Wednesday, July 25, 2007

My team is scrambling to get a stable version of our application to our final test team! It's a very exciting time and things are going relatively easy. This is the time that small 'easy' things seem to work against you, as did a simple registry write:
Our application is a corporate intranet distributed xbap, which gets full trust by means of a certificate. It's users are all local-administrators (say whaaattt??). I needed to write a key to a registry and this worked fine in visual studio debug mode. However, once hosted, the application crashed, due to insufficient access to the registry. I checked the permissions on the key, and it had full control for administrators.

Giving the user group full control on the key did the trick. But why? I would have thought I had broken free of the sandbox by means of the certificate.

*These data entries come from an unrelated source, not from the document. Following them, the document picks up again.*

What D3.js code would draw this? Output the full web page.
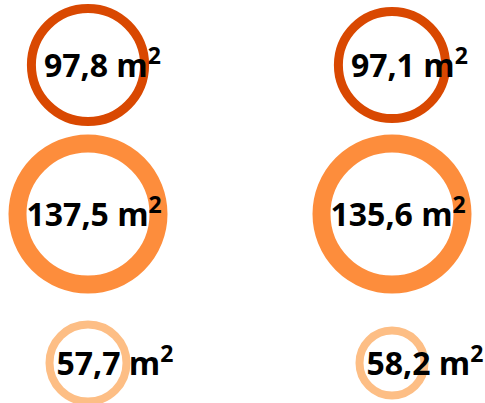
<!DOCTYPE html>
<html>
<head>
<meta charset="utf-8">
<script src="https://cdn.jsdelivr.net/npm/d3@7"></script>
<style>
  html, body { margin: 0; padding: 0; background: #fff; }
</style>
</head>
<body>
<svg id="chart" width="485" height="403"></svg>
<script>
// values, column by column (top, middle, bottom row)
const columns = ["A", "B"];
const rows = ["top", "middle", "bottom"];
const valuesA = [97.8, 137.5, 57.7];
const valuesB = [97.1, 135.6, 58.2];
const unit = "m";

const width = 485;
const height = 403;

// row styles
const rowColors = ["#d94801", "#fd8d3c", "#fdbe85"];
const rowStroke = [9, 18, 8];
const rowPad = [17, 18, 11];

const svg = d3.select("#chart");

const x = d3.scalePoint()
  .domain(columns)
  .range([88, 392]);

const y = d3.scalePoint()
  .domain(rows)
  .range([65, 363]);

// outer radius, one scale per column
const radius = {
  A: d3.scaleLinear().domain(d3.extent(valuesA)).range([42.5, 79.5]),
  B: d3.scaleLinear().domain(d3.extent(valuesB)).range([36.5, 79.5])
};

const fmt = v => v.toFixed(1).replace(".", ",");

const data = [];
columns.forEach((c, ci) => {
  const vals = ci === 0 ? valuesA : valuesB;
  rows.forEach((r, ri) => {
    data.push({ col: c, row: r, ri, value: vals[ri] });
  });
});

const g = svg.selectAll("g.item")
  .data(data)
  .join("g")
  .attr("class", "item")
  .attr("transform", d => `translate(${x(d.col)},${y(d.row)})`);

g.append("circle")
  .attr("r", d => radius[d.col](d.value) - rowStroke[d.ri] / 2)
  .attr("fill", "none")
  .attr("stroke", d => rowColors[d.ri])
  .attr("stroke-width", d => rowStroke[d.ri]);

const label = g.append("text")
  .attr("x", d => -radius[d.col](d.value) + rowPad[d.ri])
  .attr("y", 12)
  .attr("font-family", "'Open Sans', sans-serif")
  .attr("font-weight", "bold")
  .attr("font-size", 32)
  .attr("fill", "#000");

label.append("tspan").text(d => `${fmt(d.value)} ${unit}`);
label.append("tspan")
  .attr("dy", -13)
  .attr("font-size", 23)
  .text("2");
</script>
</body>
</html>
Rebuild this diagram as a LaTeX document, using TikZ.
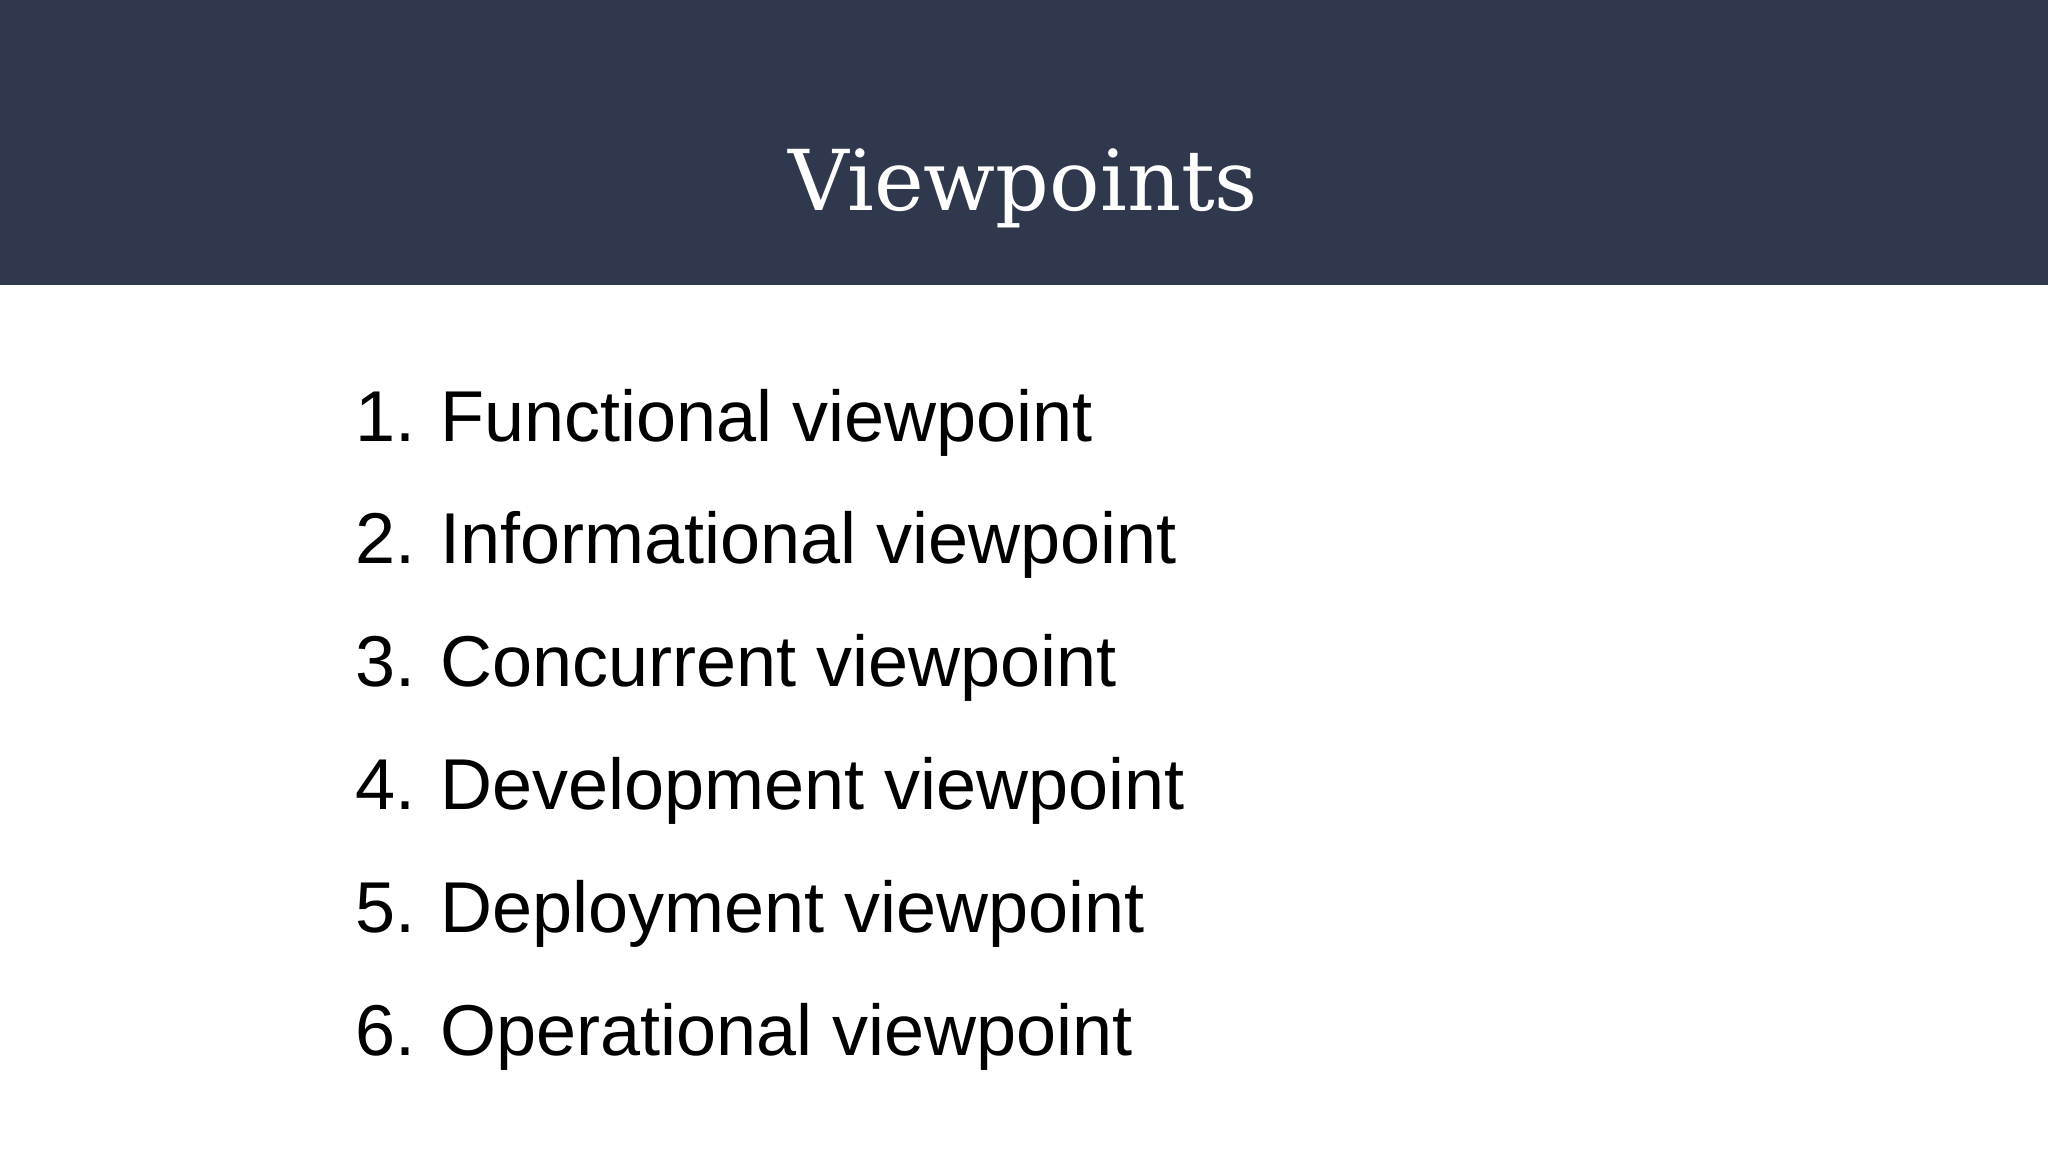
\documentclass[tikz,border=0pt]{standalone}
\usepackage{fontspec}
\setmainfont{Liberation Sans}
\newfontfamily\titlefont{DejaVu Serif}
\definecolor{band}{HTML}{30384D}
\begin{document}
\begin{tikzpicture}[x=0.5pt,y=-0.5pt,
  item/.style={anchor=base west,inner sep=0pt,font=\fontsize{36}{40}\selectfont,text=black}]
\useasboundingbox (0,0) rectangle (2048,1152);
\fill[white] (0,0) rectangle (2048,1152);
\fill[band] (0,0) rectangle (2048,285);
\node[anchor=base,inner sep=0pt,text=white,font=\titlefont\fontsize{42}{46}\selectfont] (title) at (1023,210) {Viewpoints};
\foreach \n/\t [count=\i from 0] in {1/Functional viewpoint,2/Informational viewpoint,3/Concurrent viewpoint,4/Development viewpoint,5/Deployment viewpoint,6/Operational viewpoint}{
  \node[item] (num\n) at (355,441+\i*122.8) {\n.};
  \node[item] (txt\n) at (440,441+\i*122.8) {\t};
}
\end{tikzpicture}
\end{document}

Chango V. from the WPF team explains:'PresentationHost.exe runs with a restricted process token. In particular, it gives up the SIDs for the Administrators and Power Users groups.'
That certainly explains it. Quite unexpected though. I probably haven't looked hard enough, but I couldn't find that in the SDK.

Also, he mentioned: 'Yes, this is a design flaw in our hosting process. You get "full trust" from CLR point of view, but not in terms of NT security. We'll try to address this issue in a future release.'

So there you have it. Keep that in mind when you develop full trust xbaps!